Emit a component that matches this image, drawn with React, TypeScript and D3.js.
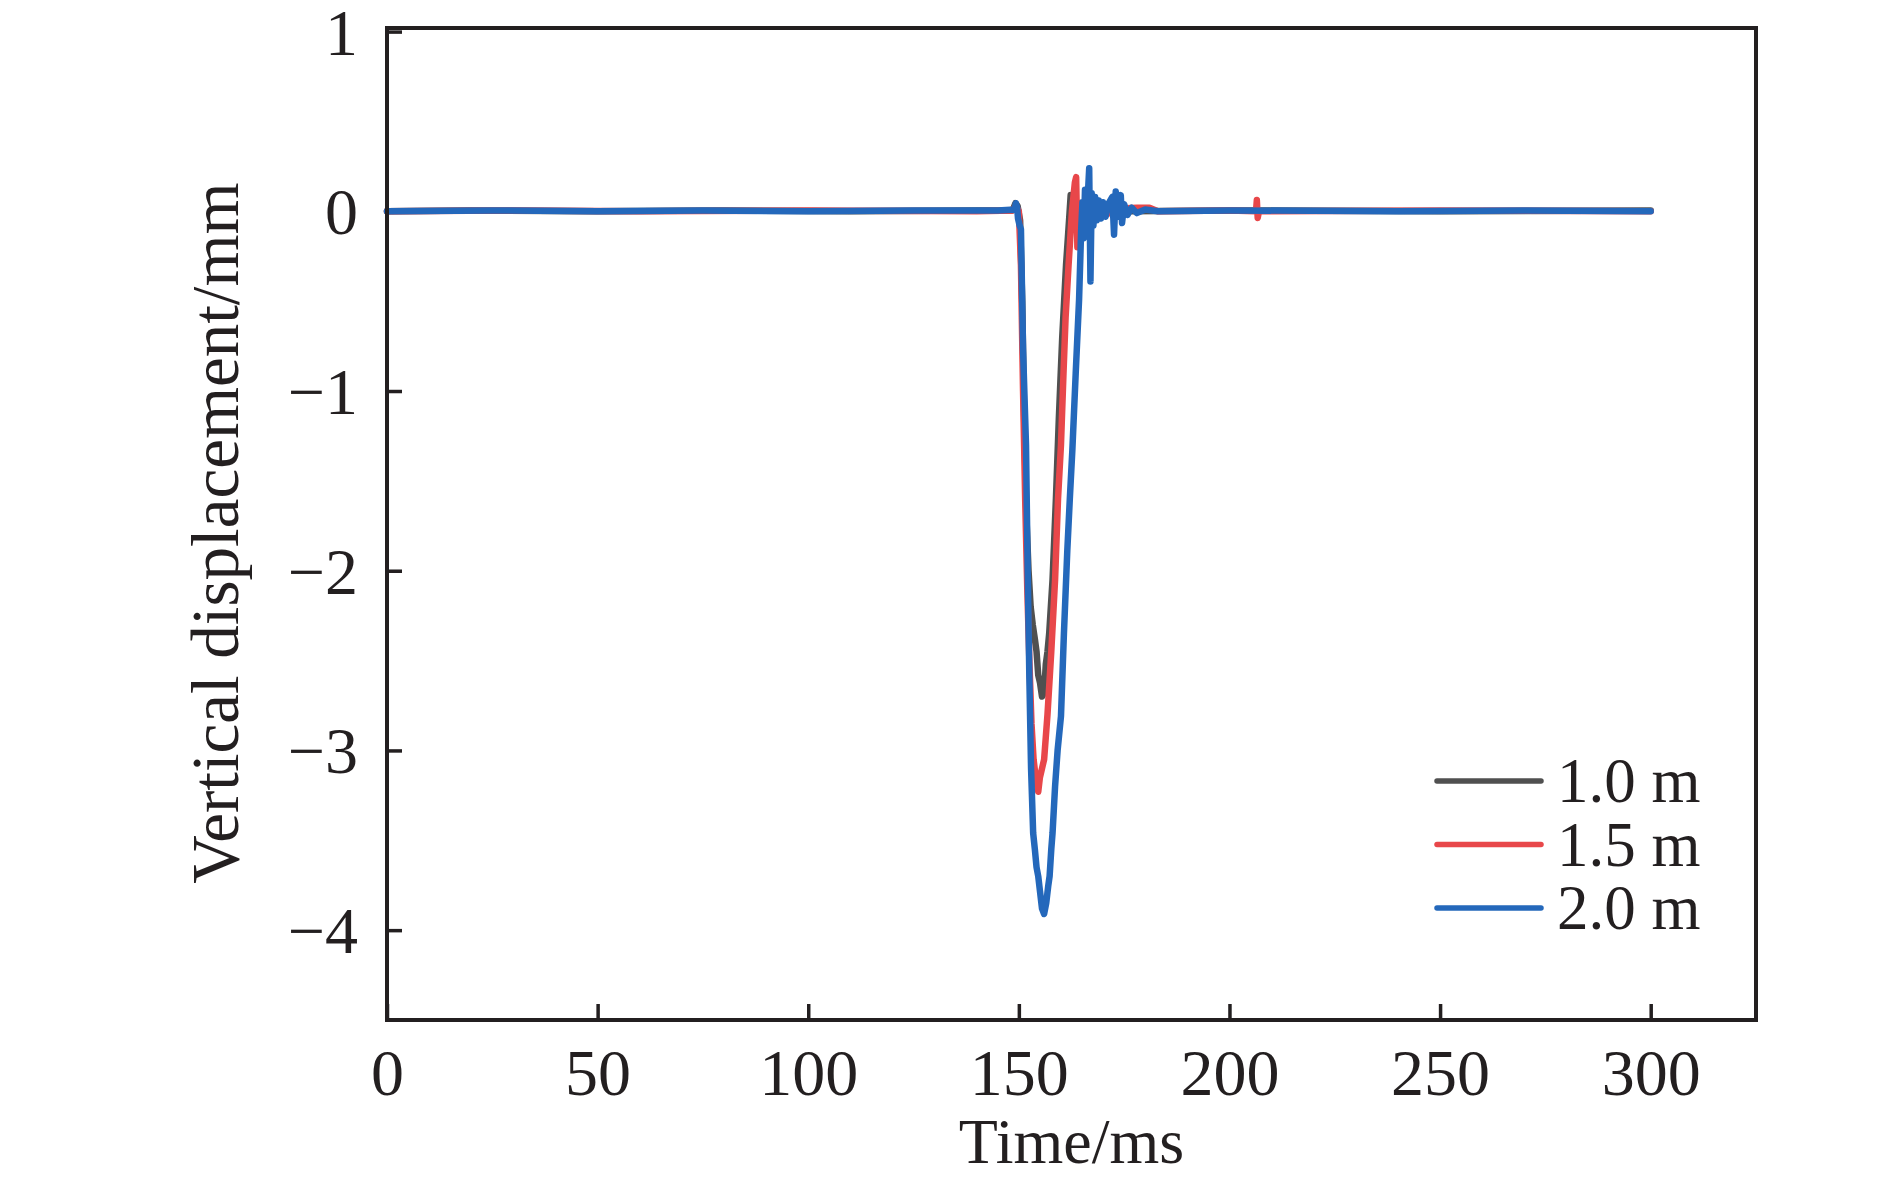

##########

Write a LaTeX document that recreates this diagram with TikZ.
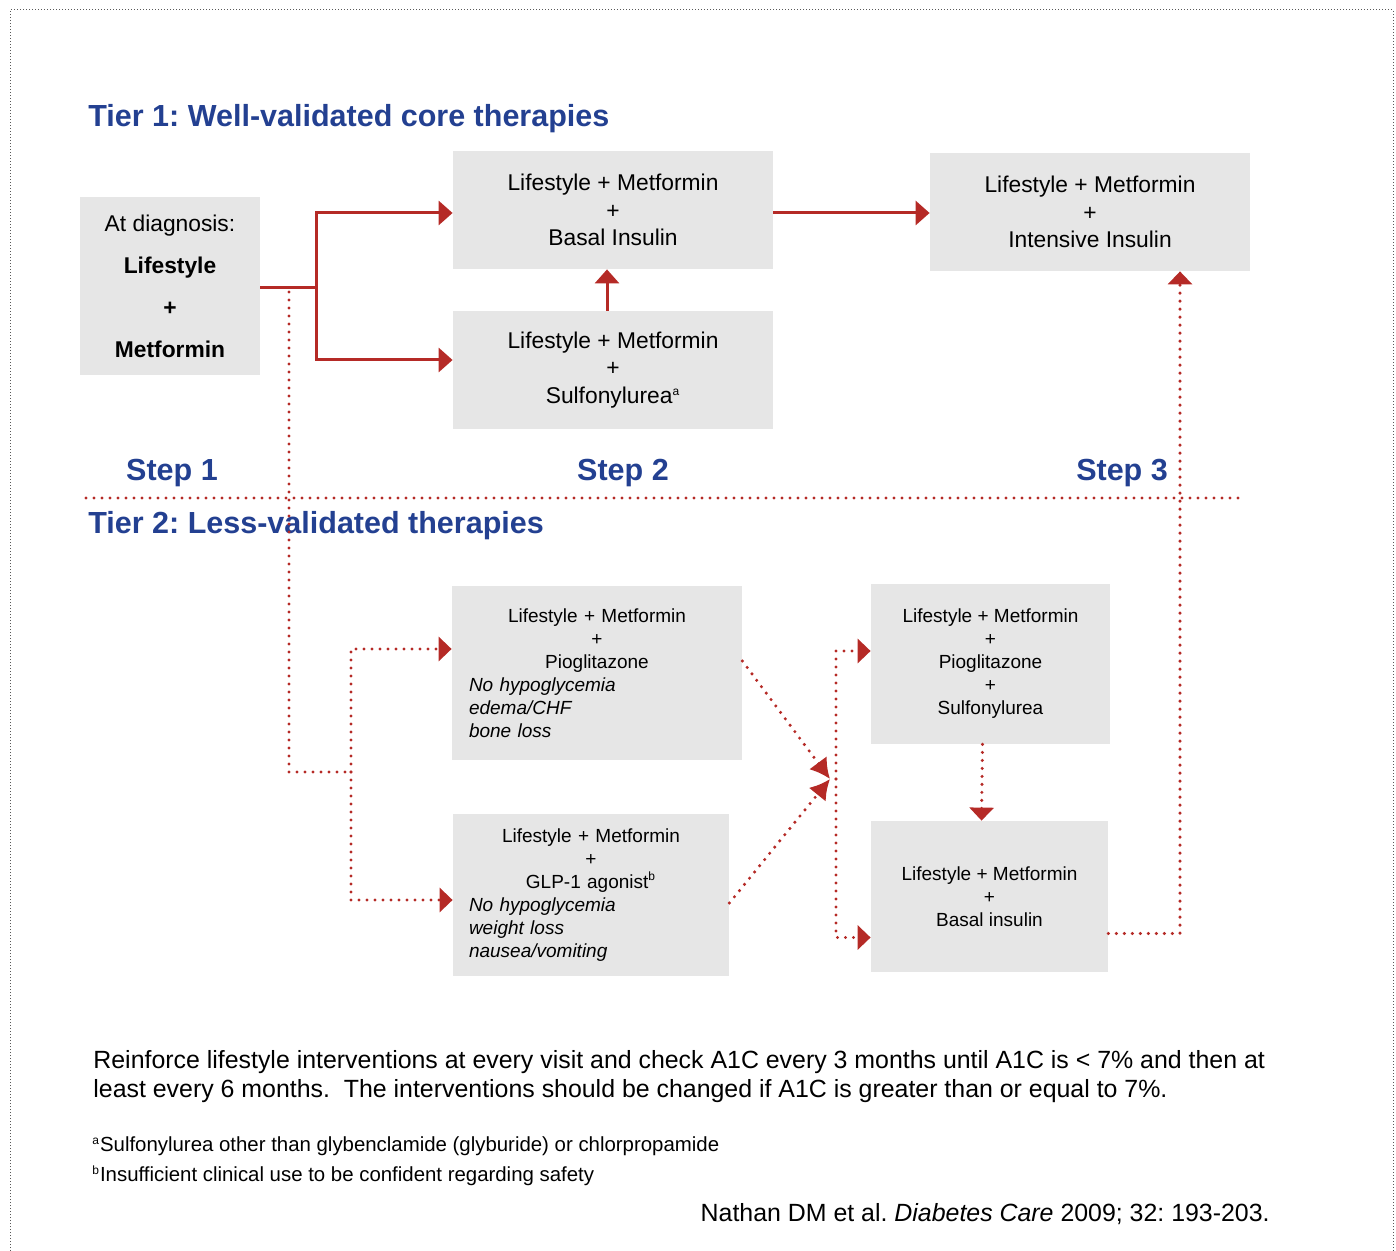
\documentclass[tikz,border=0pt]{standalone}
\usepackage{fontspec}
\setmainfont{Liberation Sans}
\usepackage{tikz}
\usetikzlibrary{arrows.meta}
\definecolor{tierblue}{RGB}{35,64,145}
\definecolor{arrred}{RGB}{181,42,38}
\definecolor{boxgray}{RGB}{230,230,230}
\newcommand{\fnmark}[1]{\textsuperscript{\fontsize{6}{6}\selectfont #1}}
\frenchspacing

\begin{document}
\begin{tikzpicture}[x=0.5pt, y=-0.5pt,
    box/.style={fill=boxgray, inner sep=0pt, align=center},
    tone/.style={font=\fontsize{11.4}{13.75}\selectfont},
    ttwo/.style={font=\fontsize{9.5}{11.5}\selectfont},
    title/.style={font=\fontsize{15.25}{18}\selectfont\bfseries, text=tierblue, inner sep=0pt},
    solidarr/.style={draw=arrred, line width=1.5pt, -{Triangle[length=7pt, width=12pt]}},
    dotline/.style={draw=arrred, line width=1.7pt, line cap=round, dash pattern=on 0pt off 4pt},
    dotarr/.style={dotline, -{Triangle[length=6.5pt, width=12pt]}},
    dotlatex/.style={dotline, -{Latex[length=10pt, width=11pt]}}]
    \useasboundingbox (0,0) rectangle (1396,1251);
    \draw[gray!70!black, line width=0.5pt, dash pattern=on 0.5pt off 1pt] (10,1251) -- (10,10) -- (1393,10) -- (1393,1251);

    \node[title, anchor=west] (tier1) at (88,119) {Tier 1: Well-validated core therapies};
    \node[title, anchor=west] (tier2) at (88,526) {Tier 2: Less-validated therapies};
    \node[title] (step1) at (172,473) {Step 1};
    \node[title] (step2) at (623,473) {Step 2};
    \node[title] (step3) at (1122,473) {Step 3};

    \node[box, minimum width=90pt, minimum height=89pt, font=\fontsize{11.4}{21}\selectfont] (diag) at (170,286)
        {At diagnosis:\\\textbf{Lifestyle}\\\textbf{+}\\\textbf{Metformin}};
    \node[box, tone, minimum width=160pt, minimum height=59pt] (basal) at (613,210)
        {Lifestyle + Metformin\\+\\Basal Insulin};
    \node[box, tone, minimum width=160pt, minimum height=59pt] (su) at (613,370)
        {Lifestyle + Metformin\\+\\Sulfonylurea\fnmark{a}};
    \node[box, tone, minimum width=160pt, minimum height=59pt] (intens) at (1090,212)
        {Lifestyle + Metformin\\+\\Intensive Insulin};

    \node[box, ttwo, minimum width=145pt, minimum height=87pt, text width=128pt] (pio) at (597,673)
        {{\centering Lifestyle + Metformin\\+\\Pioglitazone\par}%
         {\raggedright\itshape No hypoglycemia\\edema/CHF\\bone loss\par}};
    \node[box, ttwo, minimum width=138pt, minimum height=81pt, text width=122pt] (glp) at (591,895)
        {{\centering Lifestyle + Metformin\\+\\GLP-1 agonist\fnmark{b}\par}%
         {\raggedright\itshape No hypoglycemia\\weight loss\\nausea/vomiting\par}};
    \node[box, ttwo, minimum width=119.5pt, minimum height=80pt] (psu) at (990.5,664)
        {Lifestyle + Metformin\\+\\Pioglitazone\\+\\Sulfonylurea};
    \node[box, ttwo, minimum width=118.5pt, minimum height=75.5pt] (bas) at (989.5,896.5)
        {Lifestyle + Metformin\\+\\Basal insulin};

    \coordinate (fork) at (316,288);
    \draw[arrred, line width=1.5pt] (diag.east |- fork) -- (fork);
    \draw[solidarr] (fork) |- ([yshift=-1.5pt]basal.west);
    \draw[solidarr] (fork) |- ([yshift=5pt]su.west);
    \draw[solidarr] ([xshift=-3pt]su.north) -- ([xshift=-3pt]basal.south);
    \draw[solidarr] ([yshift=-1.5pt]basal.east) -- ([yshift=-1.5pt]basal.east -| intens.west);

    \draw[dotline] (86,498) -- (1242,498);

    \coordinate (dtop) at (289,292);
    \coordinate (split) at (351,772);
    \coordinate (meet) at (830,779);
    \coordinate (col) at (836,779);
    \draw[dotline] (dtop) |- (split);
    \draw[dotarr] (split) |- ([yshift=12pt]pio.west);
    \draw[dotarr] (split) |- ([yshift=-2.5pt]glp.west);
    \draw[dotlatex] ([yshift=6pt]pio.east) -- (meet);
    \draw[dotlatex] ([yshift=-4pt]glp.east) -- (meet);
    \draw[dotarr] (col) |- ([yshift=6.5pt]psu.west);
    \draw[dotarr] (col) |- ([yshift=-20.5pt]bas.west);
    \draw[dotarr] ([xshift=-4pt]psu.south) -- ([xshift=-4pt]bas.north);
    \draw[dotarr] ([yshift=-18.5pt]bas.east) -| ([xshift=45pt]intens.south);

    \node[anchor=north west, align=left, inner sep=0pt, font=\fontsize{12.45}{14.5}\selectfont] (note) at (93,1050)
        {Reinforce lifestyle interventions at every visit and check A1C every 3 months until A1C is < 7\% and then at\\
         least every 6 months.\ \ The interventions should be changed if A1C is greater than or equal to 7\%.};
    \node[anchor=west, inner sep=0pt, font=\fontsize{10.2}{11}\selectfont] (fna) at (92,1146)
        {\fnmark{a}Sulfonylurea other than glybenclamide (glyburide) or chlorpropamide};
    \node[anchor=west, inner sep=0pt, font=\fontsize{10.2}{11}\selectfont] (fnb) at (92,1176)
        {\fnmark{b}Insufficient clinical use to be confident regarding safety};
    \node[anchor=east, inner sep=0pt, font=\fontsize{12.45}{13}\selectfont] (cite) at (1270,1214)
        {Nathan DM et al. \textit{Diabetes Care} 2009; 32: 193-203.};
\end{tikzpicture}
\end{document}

##########

- **OBJECTIVE**
Copy only what runs above from the line containing "Write a LaTeX" through the line containing "(step3) at (1122,473)", exactly. Leave out the pictures.

- **ANSWER FOR THIS EXERCISE**
Write a LaTeX document that recreates this diagram with TikZ.
\documentclass[tikz,border=0pt]{standalone}
\usepackage{fontspec}
\setmainfont{Liberation Sans}
\usepackage{tikz}
\usetikzlibrary{arrows.meta}
\definecolor{tierblue}{RGB}{35,64,145}
\definecolor{arrred}{RGB}{181,42,38}
\definecolor{boxgray}{RGB}{230,230,230}
\newcommand{\fnmark}[1]{\textsuperscript{\fontsize{6}{6}\selectfont #1}}
\frenchspacing

\begin{document}
\begin{tikzpicture}[x=0.5pt, y=-0.5pt,
    box/.style={fill=boxgray, inner sep=0pt, align=center},
    tone/.style={font=\fontsize{11.4}{13.75}\selectfont},
    ttwo/.style={font=\fontsize{9.5}{11.5}\selectfont},
    title/.style={font=\fontsize{15.25}{18}\selectfont\bfseries, text=tierblue, inner sep=0pt},
    solidarr/.style={draw=arrred, line width=1.5pt, -{Triangle[length=7pt, width=12pt]}},
    dotline/.style={draw=arrred, line width=1.7pt, line cap=round, dash pattern=on 0pt off 4pt},
    dotarr/.style={dotline, -{Triangle[length=6.5pt, width=12pt]}},
    dotlatex/.style={dotline, -{Latex[length=10pt, width=11pt]}}]
    \useasboundingbox (0,0) rectangle (1396,1251);
    \draw[gray!70!black, line width=0.5pt, dash pattern=on 0.5pt off 1pt] (10,1251) -- (10,10) -- (1393,10) -- (1393,1251);

    \node[title, anchor=west] (tier1) at (88,119) {Tier 1: Well-validated core therapies};
    \node[title, anchor=west] (tier2) at (88,526) {Tier 2: Less-validated therapies};
    \node[title] (step1) at (172,473) {Step 1};
    \node[title] (step2) at (623,473) {Step 2};
    \node[title] (step3) at (1122,473) {Step 3};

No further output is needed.